>> BEGIN Exercise input

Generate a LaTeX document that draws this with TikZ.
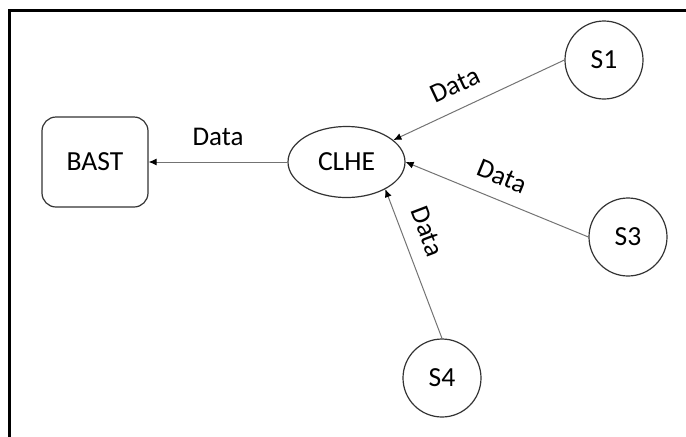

>> END Exercise input
>> BEGIN Exercise input

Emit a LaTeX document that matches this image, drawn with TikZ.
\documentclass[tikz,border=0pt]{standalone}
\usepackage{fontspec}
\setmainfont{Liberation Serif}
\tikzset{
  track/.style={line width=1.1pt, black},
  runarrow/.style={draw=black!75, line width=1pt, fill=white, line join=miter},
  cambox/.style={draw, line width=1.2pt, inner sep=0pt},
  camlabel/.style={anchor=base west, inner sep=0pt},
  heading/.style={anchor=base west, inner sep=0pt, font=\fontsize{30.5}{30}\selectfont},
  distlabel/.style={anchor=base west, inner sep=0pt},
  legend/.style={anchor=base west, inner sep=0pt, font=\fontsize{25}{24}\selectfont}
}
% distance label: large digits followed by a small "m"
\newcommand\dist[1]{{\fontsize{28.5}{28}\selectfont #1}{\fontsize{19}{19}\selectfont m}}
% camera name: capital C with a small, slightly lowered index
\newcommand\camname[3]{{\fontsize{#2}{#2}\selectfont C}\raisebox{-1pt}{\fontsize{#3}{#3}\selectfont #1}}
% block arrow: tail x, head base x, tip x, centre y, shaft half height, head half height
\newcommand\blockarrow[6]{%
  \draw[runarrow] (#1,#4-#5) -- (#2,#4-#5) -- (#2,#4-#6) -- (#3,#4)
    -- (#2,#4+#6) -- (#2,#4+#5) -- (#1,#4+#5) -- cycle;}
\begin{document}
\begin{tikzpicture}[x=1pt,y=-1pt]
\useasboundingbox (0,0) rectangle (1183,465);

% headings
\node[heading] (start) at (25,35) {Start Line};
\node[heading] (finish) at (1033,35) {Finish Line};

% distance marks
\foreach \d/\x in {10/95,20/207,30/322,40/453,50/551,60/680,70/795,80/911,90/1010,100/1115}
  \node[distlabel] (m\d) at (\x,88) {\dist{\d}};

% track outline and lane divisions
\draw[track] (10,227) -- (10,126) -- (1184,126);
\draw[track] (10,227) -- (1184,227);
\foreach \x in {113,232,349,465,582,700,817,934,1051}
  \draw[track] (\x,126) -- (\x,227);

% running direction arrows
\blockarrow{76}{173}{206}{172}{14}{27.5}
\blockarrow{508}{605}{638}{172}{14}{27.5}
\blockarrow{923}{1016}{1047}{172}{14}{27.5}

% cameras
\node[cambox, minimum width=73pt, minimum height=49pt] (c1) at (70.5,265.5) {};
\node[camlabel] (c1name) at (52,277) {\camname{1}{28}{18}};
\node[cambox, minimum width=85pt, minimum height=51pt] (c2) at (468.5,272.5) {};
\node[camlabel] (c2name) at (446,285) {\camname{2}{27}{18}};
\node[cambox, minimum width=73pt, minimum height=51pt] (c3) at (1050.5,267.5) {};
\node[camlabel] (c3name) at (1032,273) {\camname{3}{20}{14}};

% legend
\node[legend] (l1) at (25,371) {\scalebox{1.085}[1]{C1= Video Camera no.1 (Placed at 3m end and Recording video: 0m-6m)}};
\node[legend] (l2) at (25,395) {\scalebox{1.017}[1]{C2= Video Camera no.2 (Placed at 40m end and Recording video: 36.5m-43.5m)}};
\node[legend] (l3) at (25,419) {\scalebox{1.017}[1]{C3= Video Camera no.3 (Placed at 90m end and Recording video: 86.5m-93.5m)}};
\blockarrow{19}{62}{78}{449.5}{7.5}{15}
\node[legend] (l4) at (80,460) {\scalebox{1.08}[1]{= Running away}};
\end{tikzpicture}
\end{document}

>> END Exercise input

_Stated exercise_.
Each line from the line with "Emit a LaTeX" to the line with "(finish) at (1033,35)" is to be echoed exactly; both boundary lines are included, and nothing else is to be output.

_Result of the task_.
Emit a LaTeX document that matches this image, drawn with TikZ.
\documentclass[tikz,border=0pt]{standalone}
\usepackage{fontspec}
\setmainfont{Liberation Serif}
\tikzset{
  track/.style={line width=1.1pt, black},
  runarrow/.style={draw=black!75, line width=1pt, fill=white, line join=miter},
  cambox/.style={draw, line width=1.2pt, inner sep=0pt},
  camlabel/.style={anchor=base west, inner sep=0pt},
  heading/.style={anchor=base west, inner sep=0pt, font=\fontsize{30.5}{30}\selectfont},
  distlabel/.style={anchor=base west, inner sep=0pt},
  legend/.style={anchor=base west, inner sep=0pt, font=\fontsize{25}{24}\selectfont}
}
% distance label: large digits followed by a small "m"
\newcommand\dist[1]{{\fontsize{28.5}{28}\selectfont #1}{\fontsize{19}{19}\selectfont m}}
% camera name: capital C with a small, slightly lowered index
\newcommand\camname[3]{{\fontsize{#2}{#2}\selectfont C}\raisebox{-1pt}{\fontsize{#3}{#3}\selectfont #1}}
% block arrow: tail x, head base x, tip x, centre y, shaft half height, head half height
\newcommand\blockarrow[6]{%
  \draw[runarrow] (#1,#4-#5) -- (#2,#4-#5) -- (#2,#4-#6) -- (#3,#4)
    -- (#2,#4+#6) -- (#2,#4+#5) -- (#1,#4+#5) -- cycle;}
\begin{document}
\begin{tikzpicture}[x=1pt,y=-1pt]
\useasboundingbox (0,0) rectangle (1183,465);

% headings
\node[heading] (start) at (25,35) {Start Line};
\node[heading] (finish) at (1033,35) {Finish Line};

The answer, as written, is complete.